╔══

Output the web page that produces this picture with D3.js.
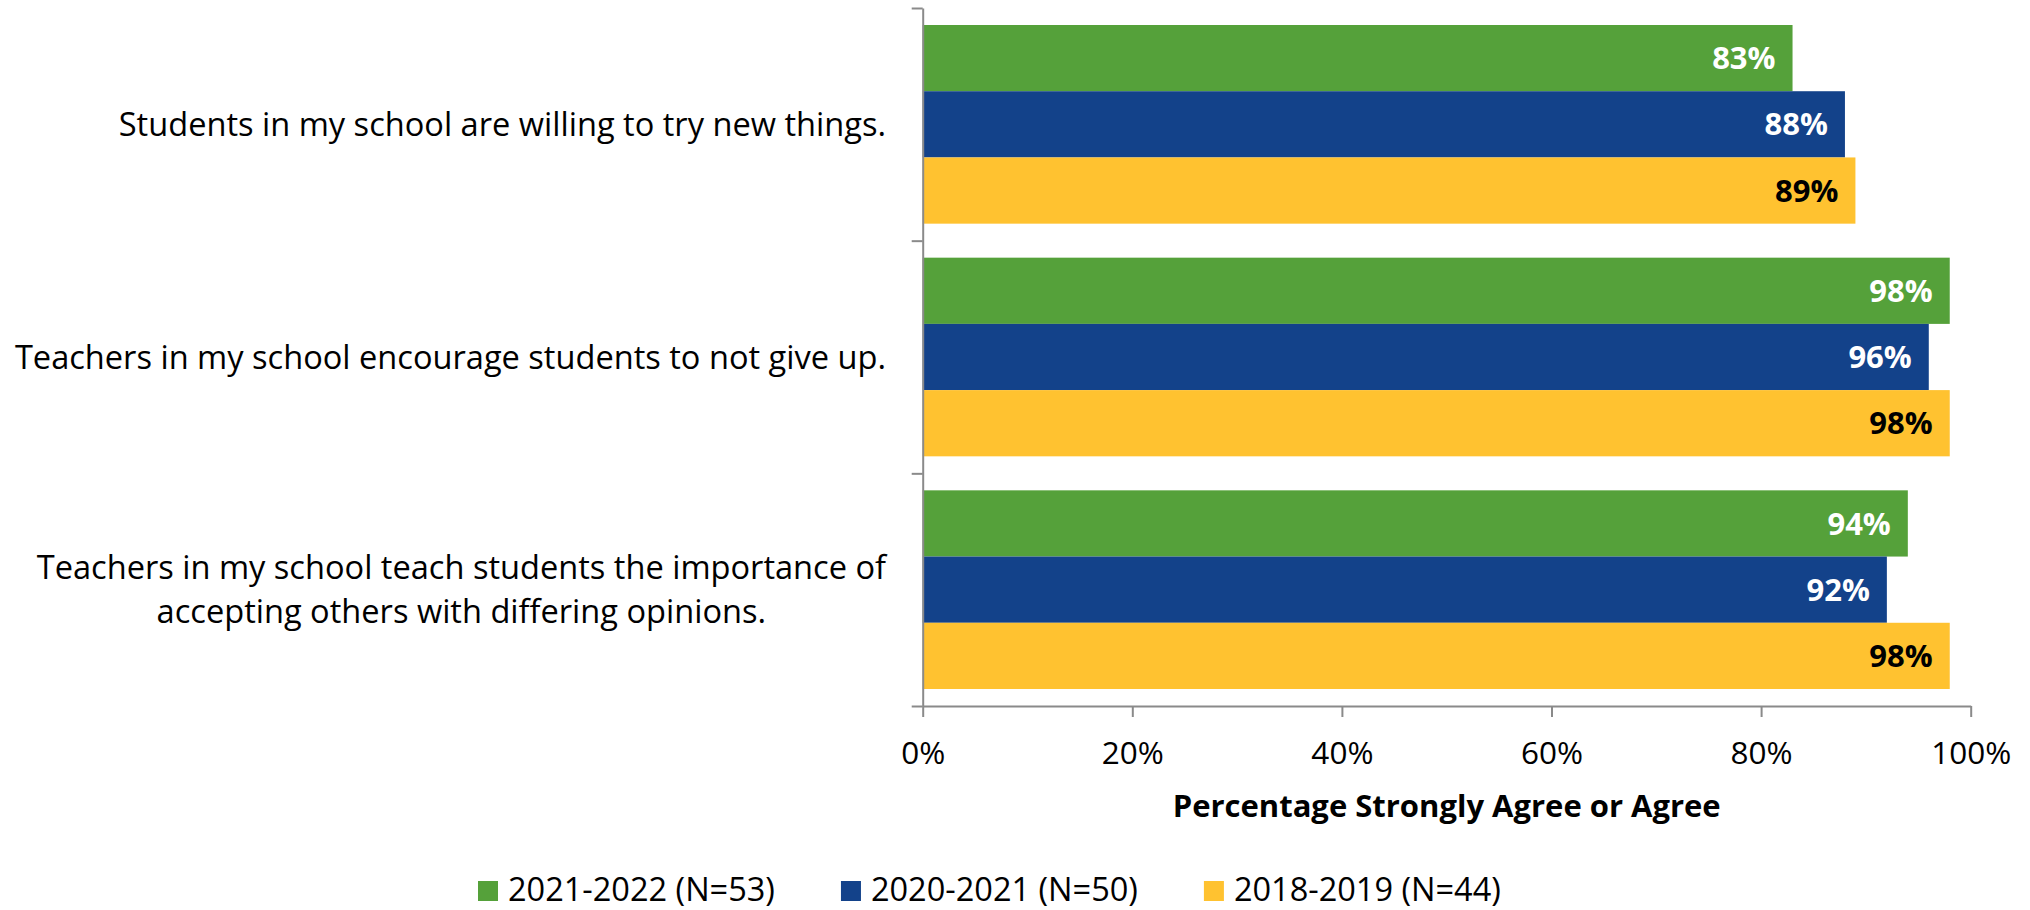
<!DOCTYPE html>
<html>
<head>
<meta charset="utf-8">
<script src="https://cdn.jsdelivr.net/npm/d3@7"></script>
<style>
    body { margin: 0; background: #fff; }
    svg text { font-family: "Open Sans", "Noto Sans", sans-serif; fill: #000; }
</style>
</head>
<body>
<div id="chart"></div>
<script>
// data
const categories = [
    "Students in my school are willing to try new things.",
    "Teachers in my school encourage students to not give up.",
    "Teachers in my school teach students the importance of\naccepting others with differing opinions."
];
const seriesNames = ["2021-2022 (N=53)", "2020-2021 (N=50)", "2018-2019 (N=44)"];
const values2122 = [83, 98, 94];
const values2021 = [88, 96, 92];
const values1819 = [89, 98, 98];
const xTicks = [0, 20, 40, 60, 80, 100];
const axisTitle = "Percentage Strongly Agree or Agree";

const colors = ['#55A13A', '#13428A', '#FFC230'];
const labelColors = ['#fff', '#fff', '#000'];

const width = 2030, height = 910;
const plot = { left: 922.7, right: 1970.7, top: 8, bottom: 706 };

const series = seriesNames.map((name, i) => ({
    name: name,
    values: [values2122, values2021, values1819][i]
}));

const svg = d3.select('#chart')
    .append('svg')
    .attr('width', width)
    .attr('height', height);

const x = d3.scaleLinear().domain([0, 100]).range([plot.left, plot.right]);
const y0 = d3.scaleBand().domain(categories).range([plot.top, plot.bottom]);
const pad = 17;
const y1 = d3.scaleBand().domain(seriesNames).range([pad, y0.bandwidth() - pad]);

// bars
const groups = svg.append('g').selectAll('g')
    .data(categories)
    .join('g')
    .attr('transform', d => `translate(0, ${y0(d)})`);

groups.each(function (cat, ci) {
    const g = d3.select(this);
    series.forEach((s, si) => {
        const v = s.values[ci];
        g.append('rect')
            .attr('x', x(0))
            .attr('y', y1(s.name))
            .attr('width', x(v) - x(0))
            .attr('height', y1.bandwidth())
            .attr('fill', colors[si]);
        g.append('text')
            .attr('x', x(v) - 17)
            .attr('y', y1(s.name) + y1.bandwidth() / 2)
            .attr('dy', '0.36em')
            .attr('text-anchor', 'end')
            .style('font-size', '31px')
            .style('font-weight', 'bold')
            .style('fill', labelColors[si])
            .text(v + '%');
    });
});

// x axis
const xAxis = svg.append('g')
    .attr('transform', `translate(0, ${plot.bottom})`)
    .call(d3.axisBottom(x)
        .tickValues(xTicks)
        .tickFormat(d => d + '%')
        .tickSize(11)
        .tickSizeOuter(0)
        .tickPadding(25));
xAxis.selectAll('text').style('font-size', '31.5px');

// y axis, ticks on the category boundaries
const yEdges = d3.scaleLinear().domain([0, categories.length]).range([plot.top, plot.bottom]);
svg.append('g')
    .attr('transform', `translate(${plot.left}, 0)`)
    .call(d3.axisLeft(yEdges)
        .tickValues(d3.range(categories.length + 1))
        .tickFormat('')
        .tickSize(11)
        .tickSizeOuter(0));

svg.selectAll('.domain, .tick line')
    .attr('stroke', '#8a8a8a')
    .attr('stroke-width', 2);

// category labels: right-aligned block, wrapped lines centred
const labelRight = 886;
const lineH = 44;
categories.forEach(cat => {
    const lines = cat.split('\n');
    const cy = y0(cat) + y0.bandwidth() / 2;
    const t = svg.append('g');
    const texts = lines.map((ln, i) => t.append('text')
        .attr('y', cy + (i - (lines.length - 1) / 2) * lineH)
        .attr('dy', '0.36em')
        .attr('text-anchor', 'middle')
        .style('font-size', '32.6px')
        .text(ln));
    const maxW = d3.max(texts, tx => tx.node().getComputedTextLength());
    texts.forEach(tx => tx.attr('x', labelRight - maxW / 2));
});

// axis title
svg.append('text')
    .attr('x', (plot.left + plot.right) / 2)
    .attr('y', 817)
    .attr('text-anchor', 'middle')
    .style('font-size', '31px')
    .style('font-weight', 'bold')
    .text(axisTitle);

// legend
const legend = svg.append('g').attr('transform', 'translate(478, 881)');
let lx = 0;
series.forEach((s, i) => {
    legend.append('rect')
        .attr('x', lx)
        .attr('y', 0)
        .attr('width', 20)
        .attr('height', 20)
        .attr('fill', colors[i]);
    const t = legend.append('text')
        .attr('x', lx + 30)
        .attr('y', 20)
        .style('font-size', '32.5px')
        .text(s.name);
    lx += 30 + t.node().getComputedTextLength() + 66;
});
</script>
</body>
</html>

╚══

Give the number of lines containing the word "with". No other answer is needed.

SOLUTION TO THIS PROBLEM -> 2